Les explosions chromatiques de Wolvens

Henri-Victor Wolvens, Plage dorée (1962)
Henri-Victor Wolvens, Plage dorée (1962)© Luc Schrobiltgen

Plus loin, le Musée d’Ixelles consacre une pièce entière au passage de Henri-Victor Wolvens De l’ombre à la lumière. Wolvens n’a pas peur du banal. Pire, il affectionne les sujets ingrats, les plus quotidiens, les plus pauvres et décèle un certain tragique dans l’ordinaire et le « petit bourgeois ». « C’est tendre et c’est fort, c’est délicieux et c’est grand » écrivait Paul Fierens à l’égard du maitre en 1945. Ces mots sont inscrits sur les murs entourant les peintures, d’abord sombres à ses débuts bruxellois, puis consacrées aux variations de lumière, de couleurs et de matières que la Mer du Nord a inspirées à Wolvens.

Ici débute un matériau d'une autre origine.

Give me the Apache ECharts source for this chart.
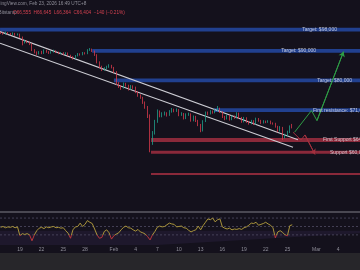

Véronique Boissacq dénonce l’inconnue mais aussi l’équation

Veronique Boissacq,Twisted communication (2004)
Veronique Boissacq,Twisted communication (2004)© Veronique Boissacq

Avec Équations, la photographe plasticienne belge Véronique Boissacq dénonce une société à la dérive, cachée derrière une beauté superficielle. « L’équation de la vie ne se trouve pas dans Internet ni notre surcommunication. Elle se retrouve dans le réel, dans la vie. On ne sait même plus ce que ça veut dire, la vie, tellement on est sous cloche, sous boite. »

Pour autant, l’expo, n’est pas là pour désacraliser ce qui chagrine Véronique Boissacq dans la société actuelle; elle est là pour sacraliser ce qui lui fait du bien. « Là-bas, la dernière photo symbolise la reprise de la nature sur des choses beaucoup trop technocratiques. »

La voilà, la note d’optimisme: dans une serre abandonnée, la nature reprend ses droits. « Il faudrait laisser la nature reprendre le dessus des serres », conclut l’artiste qui travaille en argentique et au Mamyia 6 x 6 pour prendre son temps avant chaque prise de vue et pouvoir parler avec ses modèles. « Au lieu de mitrailler n’importe comment en prenant mille photos et en espérant qu’il y en ait une qui soit bonne. Comme à la guerre. »

Le Musée d’Ixelles propose ses expos d’été jusqu’au 20 septembre, en plus des expositions permanentes. Les portes sont ouvertes du mardi au dimanche (sauf jours fériés), de 9h30 à 17h00.